Eleventh Circuit Reverses Website Accessibility Decision (and Congress Considers Action)
In recent years, plaintiffs’ attorneys have found that filing website accessibility cases can be a lucrative business model. By doing a quick scan of a website and then copying and pasting from other complaints, these attorneys can file a complaint with minimal effort. Because the legal requirements in this area are murky and settling is cheaper than litigating, these attorneys can often get a quick settlement. As a result, there have been thousands of these lawsuits, many of which have been filed in Florida.
Florida has been attractive venue for website accessibility cases since a 2017 decision held that Winn Dixie’s website violated the ADA because the website was not easily accessible to blind visitors. The key issue in that case (and other website accessibility cases) is whether websites are places of public accommodation under the ADA. In Winn-Dixie, the court held that the ADA applied because Winn-Dixie’s website was heavily integrated with its physical stores (which are places of public accommodation under the ADA) and the website operated as a gateway for its physical stores.
On April 7, 2021, a split Eleventh Circuit panel reversed that decision. The majority noted that the ADA specifically describes 12 tangible and physical types of locations that fall within the definition of a public accommodation. It opined that “[n]o intangible places or spaces, such as websites, are listed” In the statute. The majority concluded that “pursuant to the plain language of Title III of the ADA, public accommodations are limited to actual, physical places.” Thus, “websites are not a place of public accommodation under Title III of the ADA.”

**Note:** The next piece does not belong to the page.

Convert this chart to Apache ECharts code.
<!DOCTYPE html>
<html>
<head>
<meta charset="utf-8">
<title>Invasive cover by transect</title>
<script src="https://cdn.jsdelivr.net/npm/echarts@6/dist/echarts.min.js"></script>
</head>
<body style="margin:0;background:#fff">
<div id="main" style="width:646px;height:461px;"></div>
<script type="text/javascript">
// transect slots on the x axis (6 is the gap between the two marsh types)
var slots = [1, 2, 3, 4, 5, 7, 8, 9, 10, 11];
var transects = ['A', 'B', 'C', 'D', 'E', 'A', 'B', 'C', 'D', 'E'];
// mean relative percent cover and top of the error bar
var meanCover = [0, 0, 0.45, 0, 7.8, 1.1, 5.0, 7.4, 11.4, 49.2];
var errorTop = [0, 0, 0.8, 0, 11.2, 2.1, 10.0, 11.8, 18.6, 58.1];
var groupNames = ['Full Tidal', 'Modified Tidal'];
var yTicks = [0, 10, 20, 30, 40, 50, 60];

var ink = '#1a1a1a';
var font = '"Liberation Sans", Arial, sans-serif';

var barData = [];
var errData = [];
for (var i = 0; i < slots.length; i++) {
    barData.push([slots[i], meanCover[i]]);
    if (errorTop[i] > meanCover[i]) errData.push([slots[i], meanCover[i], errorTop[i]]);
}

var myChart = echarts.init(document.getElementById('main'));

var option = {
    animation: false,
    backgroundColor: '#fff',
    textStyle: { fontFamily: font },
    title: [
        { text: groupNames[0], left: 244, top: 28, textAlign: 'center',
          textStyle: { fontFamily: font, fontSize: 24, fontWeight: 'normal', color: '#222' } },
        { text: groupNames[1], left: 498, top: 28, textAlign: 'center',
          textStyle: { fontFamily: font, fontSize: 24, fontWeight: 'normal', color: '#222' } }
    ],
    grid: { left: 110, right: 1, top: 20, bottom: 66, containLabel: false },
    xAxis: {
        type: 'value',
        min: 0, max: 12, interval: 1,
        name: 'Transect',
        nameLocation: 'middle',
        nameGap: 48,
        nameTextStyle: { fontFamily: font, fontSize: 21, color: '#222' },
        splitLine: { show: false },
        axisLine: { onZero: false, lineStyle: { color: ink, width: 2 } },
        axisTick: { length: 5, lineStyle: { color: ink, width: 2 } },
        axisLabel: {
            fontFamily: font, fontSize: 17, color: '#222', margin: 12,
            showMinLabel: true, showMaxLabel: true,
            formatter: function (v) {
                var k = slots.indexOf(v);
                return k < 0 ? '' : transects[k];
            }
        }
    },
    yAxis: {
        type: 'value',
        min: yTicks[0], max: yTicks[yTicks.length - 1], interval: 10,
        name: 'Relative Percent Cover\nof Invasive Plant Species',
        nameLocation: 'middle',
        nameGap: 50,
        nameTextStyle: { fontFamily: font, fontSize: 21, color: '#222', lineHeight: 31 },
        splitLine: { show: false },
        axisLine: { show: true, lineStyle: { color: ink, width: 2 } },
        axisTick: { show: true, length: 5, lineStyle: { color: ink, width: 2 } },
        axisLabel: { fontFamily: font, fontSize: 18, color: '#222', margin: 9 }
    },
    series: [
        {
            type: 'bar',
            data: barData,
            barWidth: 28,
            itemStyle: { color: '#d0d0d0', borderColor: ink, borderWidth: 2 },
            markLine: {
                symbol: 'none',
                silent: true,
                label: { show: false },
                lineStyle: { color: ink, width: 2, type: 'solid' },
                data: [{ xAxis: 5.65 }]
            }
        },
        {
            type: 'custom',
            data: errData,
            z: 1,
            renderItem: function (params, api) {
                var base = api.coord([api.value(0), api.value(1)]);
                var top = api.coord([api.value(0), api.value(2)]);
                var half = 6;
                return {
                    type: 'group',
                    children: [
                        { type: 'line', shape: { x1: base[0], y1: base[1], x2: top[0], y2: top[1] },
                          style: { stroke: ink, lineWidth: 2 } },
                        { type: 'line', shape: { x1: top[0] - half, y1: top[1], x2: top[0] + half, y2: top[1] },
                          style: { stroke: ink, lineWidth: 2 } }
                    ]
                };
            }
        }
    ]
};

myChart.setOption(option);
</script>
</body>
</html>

Although the majority recognized that a website that is not accessible could pose a significant inconvenience to a blind consumer, it noted that addressing this problem is “a project best left to Congress.” Congress may already be working on that project. In an effort to add some clarity to this area and to slow the tide of frivolous lawsuits in this area, two representatives introduced the Online Accessibility Act last year. Although the bill wasn’t passed, it has now been reintroduced in the 117th Congress.
The Act would specifically bring websites under the scope of the ADA and require “substantial compliance” with the Web Content Accessibility Guidelines 2.0 Level A and Level AA standards that have been incorporated in many settlements. What constitutes “substantial compliance” would be the subject of further regulations. These regulations would be critical, as there is currently no clear standard as to what constitutes compliance – something that has worked to the advantage of plaintiff’s attorneys.
The Act would also impose various requirements on potential plaintiffs. They would not be permitted to file a lawsuit unless: they first provide a notice to the website owner of alleged non-compliance, wait 90 days to allow the owner to remediate the site, and then file a complaint with the DOJ. A plaintiff could only file a lawsuit if the Attorney General declined to bring a civil enforcement action.
It’s too early to say whether the Online Accessibility Act will pass or whether other courts will take the Eleventh Circuit’s lead on this issue. But these developments may at least hold some hope for companies that have been plagued by these lawsuits, even after investing significant time and effort to make their websites easier for blind consumers to use.